On Fri, Jan 10, 2025 at 01:41:32PM -0400, Jason Gunthorpe wrote:
On Tue, Jan 07, 2025 at 09:10:11AM -0800, Nicolin Chen wrote:
+/*
- Typically called in driver's threaded IRQ handler.
- The @type and @event_data must be defined in include/uapi/linux/iommufd.h
- */
+int iommufd_viommu_report_event(struct iommufd_viommu *viommu,
enum iommu_veventq_type type, void *event_data,
size_t data_len)
+{
- struct iommufd_veventq *veventq;
- struct iommufd_vevent *vevent;
- int rc = 0;
- if (!viommu)
return -ENODEV;
- if (WARN_ON_ONCE(!viommu->ops || !viommu->ops->supports_veventq ||
!viommu->ops->supports_veventq(type)))
return -EOPNOTSUPP;
- if (WARN_ON_ONCE(!data_len || !event_data))
return -EINVAL;
- down_read(&viommu->veventqs_rwsem);
- veventq = iommufd_viommu_find_veventq(viommu, type);
- if (!veventq) {
rc = -EOPNOTSUPP;
goto out_unlock_veventqs;
- }
- vevent = kmalloc(struct_size(vevent, event_data, data_len), GFP_KERNEL);
- if (!vevent) {
rc = -ENOMEM;
goto out_unlock_veventqs;
- }
- memcpy(vevent->event_data, event_data, data_len);
The page fault path is self limited because end point devices are only able to issue a certain number of PRI's before they have to stop.

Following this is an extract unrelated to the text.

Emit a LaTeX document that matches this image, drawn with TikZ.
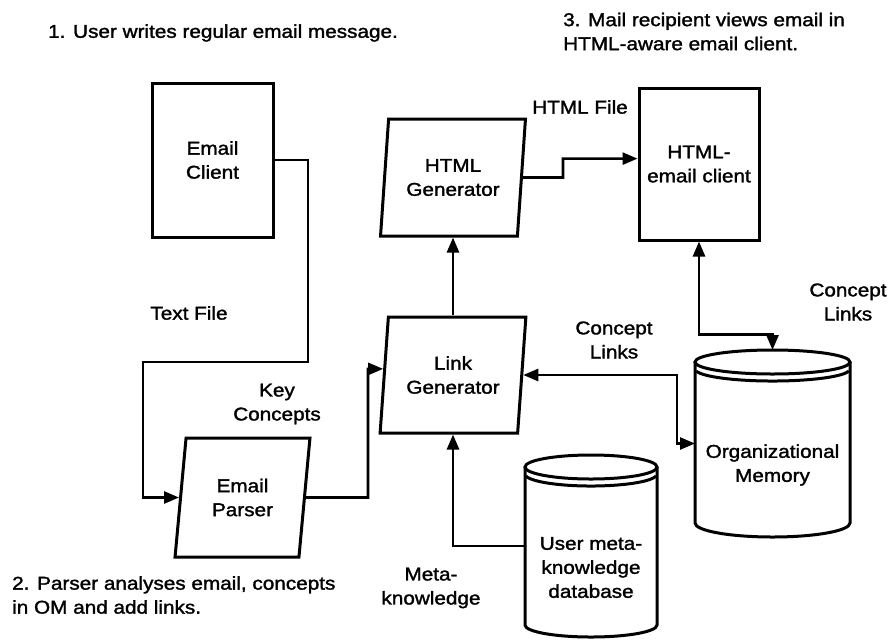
\documentclass[tikz,border=0pt]{standalone}
\usepackage{fontspec}
\setmainfont{Liberation Sans}[FakeStretch=1.12,FakeBold=1.6]
\usetikzlibrary{arrows.meta,shapes.geometric,calc}

\begin{document}
\begin{tikzpicture}[x=1pt,y=-1pt,
  every node/.style={font=\fontsize{18.5}{24}\selectfont,align=center,inner sep=0pt},
  outline/.style={line width=3pt},
  conn/.style={line width=2.6pt},
  onehead/.style={-{Triangle[length=15pt,width=12pt]}},
  twohead/.style={{Triangle[length=15pt,width=12pt]}-{Triangle[length=15pt,width=12pt]}},
  boxnode/.style={outline,draw,rectangle},
  slantnode/.style={outline,draw,trapezium,trapezium left angle=81,
    trapezium right angle=99,trapezium stretches=true},
  bodynode/.style={rectangle,draw=none,outer sep=0pt}]

\useasboundingbox (0,0) rectangle (890,640);

% plain boxes
\node[boxnode,minimum width=121pt,minimum height=154pt] (ec) at (212.5,160) {Email\\Client};
\node[boxnode,minimum width=120pt,minimum height=152pt] (hc) at (699,164) {HTML-\\email client};

% processing steps
\node[slantnode,minimum width=145pt,minimum height=117pt] (hg) at (453,177.5) {HTML\\Generator};
\node[slantnode,minimum width=146pt,minimum height=116pt] (lg) at (453,375) {Link\\Generator};
\node[slantnode,minimum width=135pt,minimum height=119pt] (ep) at (242.5,497.5) {Email\\Parser};

% organizational memory store
\node[bodynode,minimum width=155pt,minimum height=187pt] (om) at (772.5,443.5) {};
\draw[outline] (772.5,362) ellipse [x radius=77.5pt,y radius=12pt];
\draw[outline] (696.2,371.1) arc [start angle=190,end angle=350,x radius=77.5pt,y radius=12pt];
\draw[outline] (695,362) -- (695,523)
  arc [start angle=180,end angle=360,x radius=77.5pt,y radius=14pt] -- (850,362);
\node (omt) at (772.5,465) {Organizational\\Memory};

% user meta-knowledge store
\node[bodynode,minimum width=132pt,minimum height=182pt] (umk) at (591,546) {};
\draw[outline] (591,467) ellipse [x radius=66pt,y radius=12pt];
\draw[outline] (526,476.1) arc [start angle=190,end angle=350,x radius=66pt,y radius=12pt];
\draw[outline] (525,467) -- (525,625)
  arc [start angle=180,end angle=360,x radius=66pt,y radius=12pt] -- (657,467);
\node (umkt) at (591,567.5) {User meta-\\knowledge\\database};

% connectors
\draw[conn,onehead] (ec.east) -| (308,362) -- (143,362) |- (ep.180);
\draw[conn,onehead] (ep.0) -- (368,497.5) |- (lg.175);
\draw[conn,onehead] (lg.90) -- (hg.270);
\draw[conn,onehead] (hg.0) -- (563,177.5) |- (hc.175);
\draw[conn,twohead] (hc.south) -- ++(0,93) -| (om.north);
\coordinate (bend) at (677,443.5);
\draw[conn,twohead] (lg.0) -| (bend) -- (om.west);
\draw[conn,onehead] (umk.west) -| (lg.270);

% connector labels
\node (tf) at (189,313) {Text File};
\node (kc) at (277,404) {Key\\Concepts};
\node (hf) at (580,107) {HTML File};
\node (cl1) at (614,340) {Concept\\Links};
\node (cl2) at (848,302) {Concept\\Links};
\node (mk) at (431,588) {Meta-\\knowledge};

% step captions
\node[anchor=west] (c1) at (48,33) {1. User writes regular email message.};
\node[anchor=west,align=left] (c3) at (563,31.5) {3. Mail recipient views email in\\HTML-aware email client.};
\node[anchor=west,align=left] (c2) at (12,595) {2. Parser analyses email, concepts\\in OM and add links.};
\end{tikzpicture}
\end{document}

But the async events generated by something like the SMMU are not self limiting and we can have a huge barrage of them. I think you need to add some kind of limiting here otherwise we will OOM the kernel and crash, eg if the VM spams protection errors.
Ack. I think we can just use an atomic counter in the producer and consumer functions.
The virtual event queue should behave the same as if the physical event queue overflows, and that logic should be in the smmu driver - this should return some Exxx to indicate the queue is filled.
Hmm, the driver only screams...
static irqreturn_t arm_smmu_evtq_thread(int irq, void *dev) { [...] /* * Not much we can do on overflow, so scream and pretend we're * trying harder. */ if (queue_sync_prod_in(q) == -EOVERFLOW) dev_err(smmu->dev, "EVTQ overflow detected -- events lost\n");
I supposed we will need a way to indicate lost events to userspace on top of this?
Perhaps another u32 flag in the arm_smmuv3_vevent struct to report an overflow. That said, what userspace/VMM will need to do with it?
Presumably userspace should specify the max queue size.
Yes. Similarly, vCMDQ has a vcmdq_log2size in the driver structure for that. For veventq, this piece is core managed, so we will need a veventq_size or so in the common iommufd_veventq_alloc structure.